§ **Rows from a dataset of charts and code**
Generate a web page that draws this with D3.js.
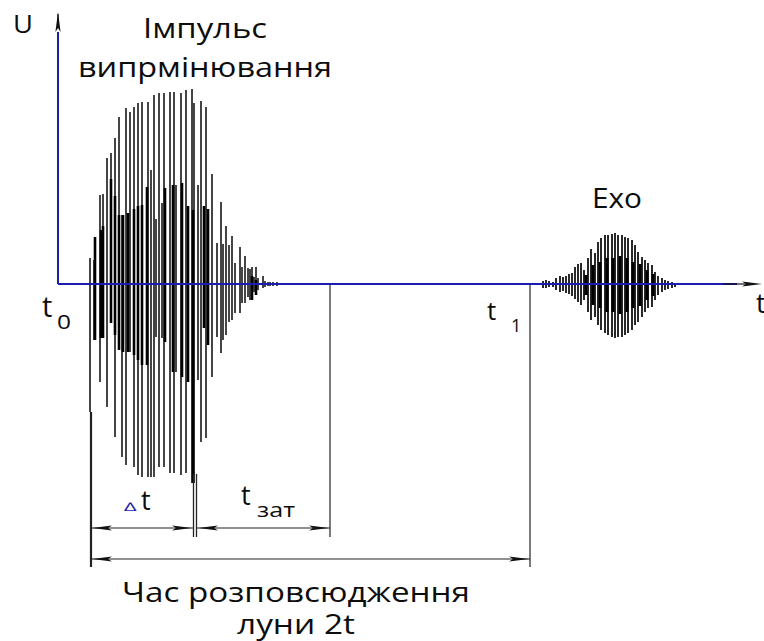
<!DOCTYPE html>
<html>
<head>
<meta charset="utf-8">
<script src="https://cdn.jsdelivr.net/npm/d3@7"></script>
<style>
  body { margin: 0; background: #fff; }
  svg { display: block; }
  text { font-family: "Open Sans", "Noto Sans", sans-serif; fill: #0d0d0d; }
</style>
</head>
<body>
<div id="chart"></div>
<script>
// probing pulse: tall thin oscillations (time, +U, -U)
const pulseT    = [32, 36, 42, 45, 49, 53, 57, 61, 64, 68, 72, 76, 80, 84, 90, 93, 96, 98, 101, 104, 106, 112, 116, 118, 123, 128, 130, 134, 136, 140, 143, 146, 148, 150, 154, 159, 163, 165, 168, 171, 174, 177, 182, 184, 187, 190, 192, 194, 196, 198, 200, 205, 207, 210, 212, 215, 219, 228, 236];
const pulseUp   = [26, 24, 89, 90, 126, 131, 146, 167, 69, 176, 172, 177, 181, 182, 182, 114, 189, 65, 191, 81, 191, 192, 192, 99, 191, 194, 78, 195, 181, 99, 183, 78, 177, 75, 110, 41, 82, 40, 58, 39, 48, 21, 37, 17, 28, 16, 15, 17, 7, 17, 6, 8, 3, 2, 2, 2, 2, 1, 1];
const pulseDown = [-128, -56, -98, -54, -123, -39, -153, -66, -173, -181, -68, -183, -191, -193, -193, -193, -193, -53, -183, -54, -183, -189, -189, -88, -191, -189, -98, -199, -199, -96, -158, -44, -154, -61, -93, -53, -69, -56, -51, -38, -36, -29, -29, -19, -19, -13, -16, -13, -8, -8, -6, -4, -3, -2, -2, -2, -2, -1, -1];

// probing pulse: thick inner oscillations
const coreT    = [37, 43, 45, 53, 57, 61, 65, 70, 76, 80, 84, 89, 107, 115, 124, 130, 135, 146, 150, 194, 198];
const coreUp   = [47, 54, 58, 105, 88, 69, 69, 71, 75, 78, 79, 97, 96, 99, 101, 78, 74, 78, 75, 8, 4];
const coreDown = [-56, -54, -54, -39, -51, -66, -68, -68, -71, -76, -81, -81, -58, -88, -93, -98, -199, -44, -61, -16, -11];

// echo signal
const echoT    = [485, 488, 491, 495, 498, 502, 505, 508, 511, 514, 517, 520, 523, 526, 530, 533, 537, 540, 543, 547, 550, 554, 557, 560, 564, 567, 570, 574, 577, 580, 584, 587, 590, 594, 597, 600, 604, 607, 610, 614, 617];
const echoUp   = [3, 4, 3, 2, 6, 8, 7, 8, 10, 11, 17, 20, 21, 14, 26, 35, 31, 42, 46, 49, 49, 50, 51, 49, 49, 47, 46, 44, 39, 32, 27, 24, 21, 19, 12, 8, 6, 4, 3, 2, 1];
const echoDown = [-4, -4, -3, -3, -6, -8, -7, -9, -10, -12, -15, -18, -21, -16, -28, -36, -33, -41, -46, -49, -51, -53, -54, -53, -53, -51, -49, -46, -41, -38, -33, -28, -24, -23, -16, -11, -8, -6, -5, -4, -3];

const echoCoreT    = [528, 535, 542, 549, 555, 562, 569, 575, 582, 589, 595];
const echoCoreUp   = [9, 19, 22, 26, 26, 28, 26, 22, 20, 14, 10];
const echoCoreDown = [-11, -21, -24, -28, -28, -30, -28, -24, -22, -16, -12];

// time marks: t0, end of pulse, end of ringing, t1
const marks = { t0: 33, dt: 137, tz: 272, t1: 472 };

const W = 764, H = 641;
const svg = d3.select("#chart").append("svg")
    .attr("width", W)
    .attr("height", H);
svg.append("rect").attr("width", W).attr("height", H).attr("fill", "#fff");

const x = d3.scaleLinear().domain([0, 700]).range([58, 758]);
const y = d3.scaleLinear().domain([-300, 284]).range([584, 0]);

const blue = "#1c1cb0";

function spikes(ts, ups, downs, color, w) {
    svg.append("g")
        .selectAll("line")
        .data(ts.map((t, i) => ({ t, up: ups[i], down: downs[i] })))
        .join("line")
            .attr("x1", d => x(d.t)).attr("x2", d => x(d.t))
            .attr("y1", d => y(d.up)).attr("y2", d => y(d.down))
            .attr("stroke", color)
            .attr("stroke-width", w);
}

spikes(pulseT, pulseUp, pulseDown, "#3c3c3c", 1.9);
spikes(coreT, coreUp, coreDown, "#000", 2.6);
spikes(echoT, echoUp, echoDown, "#111", 1.8);
spikes(echoCoreT, echoCoreUp, echoCoreDown, "#000", 3);

// extension lines
const ext = svg.append("g").attr("stroke", "#222");
ext.append("line").attr("x1", x(marks.t0)).attr("x2", x(marks.t0))
    .attr("y1", y(-128)).attr("y2", y(-283)).attr("stroke-width", 2.2);
ext.append("line").attr("x1", x(marks.dt) - 1.5).attr("x2", x(marks.dt) - 1.5)
    .attr("y1", y(-190)).attr("y2", y(-253)).attr("stroke-width", 1.3);
ext.append("line").attr("x1", x(marks.dt) + 1.5).attr("x2", x(marks.dt) + 1.5)
    .attr("y1", y(-190)).attr("y2", y(-253)).attr("stroke-width", 1.3);
ext.append("line").attr("x1", x(marks.tz)).attr("x2", x(marks.tz))
    .attr("y1", y(0)).attr("y2", y(-253)).attr("stroke-width", 1.2);
ext.append("line").attr("x1", x(marks.t1)).attr("x2", x(marks.t1))
    .attr("y1", y(0)).attr("y2", y(-283)).attr("stroke-width", 1.2);

// dimension lines with dart arrowheads
function dart(xTip, yy, dir) {
    const L = 20, h = 2.6;
    svg.append("path")
        .attr("d", `M${xTip},${yy} L${xTip + dir * L},${yy - h} L${xTip + dir * (L - 4)},${yy} L${xTip + dir * L},${yy + h} Z`)
        .attr("fill", "#111");
}
function dim(t1, t2, u) {
    const yy = y(u);
    svg.append("line").attr("x1", x(t1)).attr("x2", x(t2))
        .attr("y1", yy).attr("y2", yy)
        .attr("stroke", "#222").attr("stroke-width", 1.2);
    dart(x(t1) + 1, yy, 1);
    dart(x(t2) - 1, yy, -1);
}
dim(marks.t0, marks.dt - 2, -244);
dim(marks.dt + 2, marks.tz, -244);
dim(marks.t0, marks.t1, -275);

// axes
svg.append("line").attr("x1", x(0)).attr("x2", x(0))
    .attr("y1", y(0)).attr("y2", y(252))
    .attr("stroke", blue).attr("stroke-width", 2);
svg.append("line").attr("x1", x(0)).attr("x2", x(0))
    .attr("y1", y(258)).attr("y2", y(270))
    .attr("stroke", "#111").attr("stroke-width", 1.2);
svg.append("path")
    .attr("d", `M${x(0)},${y(272)} L${x(0) - 2.6},${y(252)} L${x(0)},${y(256)} L${x(0) + 2.6},${y(252)} Z`)
    .attr("fill", "#111");

svg.append("line").attr("x1", x(0)).attr("x2", x(679))
    .attr("y1", y(0)).attr("y2", y(0))
    .attr("stroke", blue).attr("stroke-width", 2);
svg.append("line").attr("x1", x(665)).attr("x2", x(690))
    .attr("y1", y(0)).attr("y2", y(0))
    .attr("stroke", "#111").attr("stroke-width", 1.2);
svg.append("path")
    .attr("d", `M${x(704)},${y(0)} L${x(684)},${y(2.6)} L${x(688)},${y(0)} L${x(684)},${y(-2.6)} Z`)
    .attr("fill", "#111");

// labels
function label(txt, px, py, size, opts = {}) {
    const t = svg.append("text")
        .attr("x", px).attr("y", py)
        .attr("font-size", size)
        .attr("text-anchor", opts.anchor || "start")
        .text(txt);
    if (opts.len) t.attr("textLength", opts.len).attr("lengthAdjust", "spacingAndGlyphs");
    t.style("fill", opts.fill || "#0d0d0d");
    return t;
}

label("U", 13, 33, 25, { len: 20 });
label("Імпульс", 143, 38, 28, { len: 124 });
label("випрмінювання", 78, 77, 28, { len: 254 });
label("Ехо", 592, 208, 28, { len: 50 });

label("t", 42, 317, 29);
label("0", 57, 329, 20, { len: 14 });
label("t", 487, 320, 26);
label("1", 511, 332, 18);
label("t", 756, 313, 27);

label("∆", 124, 511, 12, { len: 13, fill: blue });
label("t", 141, 510, 27);
label("t", 241, 505, 27);
label("зат", 257, 517, 20, { len: 38 });

label("Час розповсюдження", 122, 602, 28, { len: 348 });
label("луни 2t", 237, 634, 28, { len: 118 });
</script>
</body>
</html>
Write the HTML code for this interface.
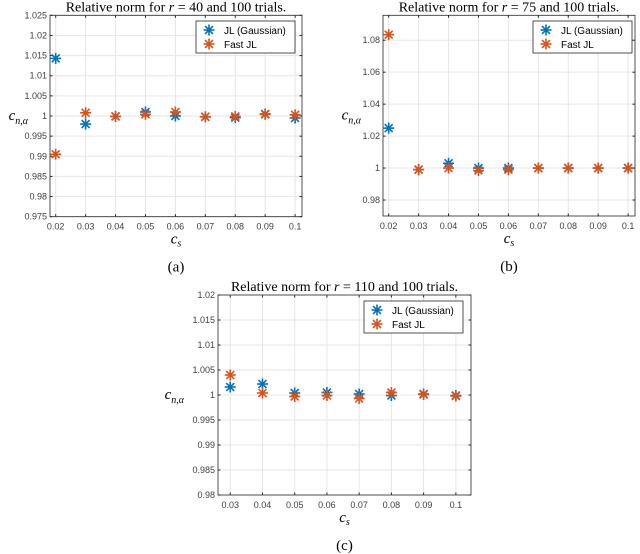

§ **SET TASK**
Quote the records above exactly, from the first line through the line containing "-61, -16, -11];", and leave out the pictures.

§ **RESPONSE TO THIS TASK**
Generate a web page that draws this with D3.js.
<!DOCTYPE html>
<html>
<head>
<meta charset="utf-8">
<script src="https://cdn.jsdelivr.net/npm/d3@7"></script>
<style>
  body { margin: 0; background: #fff; }
  svg { display: block; }
  text { font-family: "Open Sans", "Noto Sans", sans-serif; fill: #0d0d0d; }
</style>
</head>
<body>
<div id="chart"></div>
<script>
// probing pulse: tall thin oscillations (time, +U, -U)
const pulseT    = [32, 36, 42, 45, 49, 53, 57, 61, 64, 68, 72, 76, 80, 84, 90, 93, 96, 98, 101, 104, 106, 112, 116, 118, 123, 128, 130, 134, 136, 140, 143, 146, 148, 150, 154, 159, 163, 165, 168, 171, 174, 177, 182, 184, 187, 190, 192, 194, 196, 198, 200, 205, 207, 210, 212, 215, 219, 228, 236];
const pulseUp   = [26, 24, 89, 90, 126, 131, 146, 167, 69, 176, 172, 177, 181, 182, 182, 114, 189, 65, 191, 81, 191, 192, 192, 99, 191, 194, 78, 195, 181, 99, 183, 78, 177, 75, 110, 41, 82, 40, 58, 39, 48, 21, 37, 17, 28, 16, 15, 17, 7, 17, 6, 8, 3, 2, 2, 2, 2, 1, 1];
const pulseDown = [-128, -56, -98, -54, -123, -39, -153, -66, -173, -181, -68, -183, -191, -193, -193, -193, -193, -53, -183, -54, -183, -189, -189, -88, -191, -189, -98, -199, -199, -96, -158, -44, -154, -61, -93, -53, -69, -56, -51, -38, -36, -29, -29, -19, -19, -13, -16, -13, -8, -8, -6, -4, -3, -2, -2, -2, -2, -1, -1];

// probing pulse: thick inner oscillations
const coreT    = [37, 43, 45, 53, 57, 61, 65, 70, 76, 80, 84, 89, 107, 115, 124, 130, 135, 146, 150, 194, 198];
const coreUp   = [47, 54, 58, 105, 88, 69, 69, 71, 75, 78, 79, 97, 96, 99, 101, 78, 74, 78, 75, 8, 4];
const coreDown = [-56, -54, -54, -39, -51, -66, -68, -68, -71, -76, -81, -81, -58, -88, -93, -98, -199, -44, -61, -16, -11];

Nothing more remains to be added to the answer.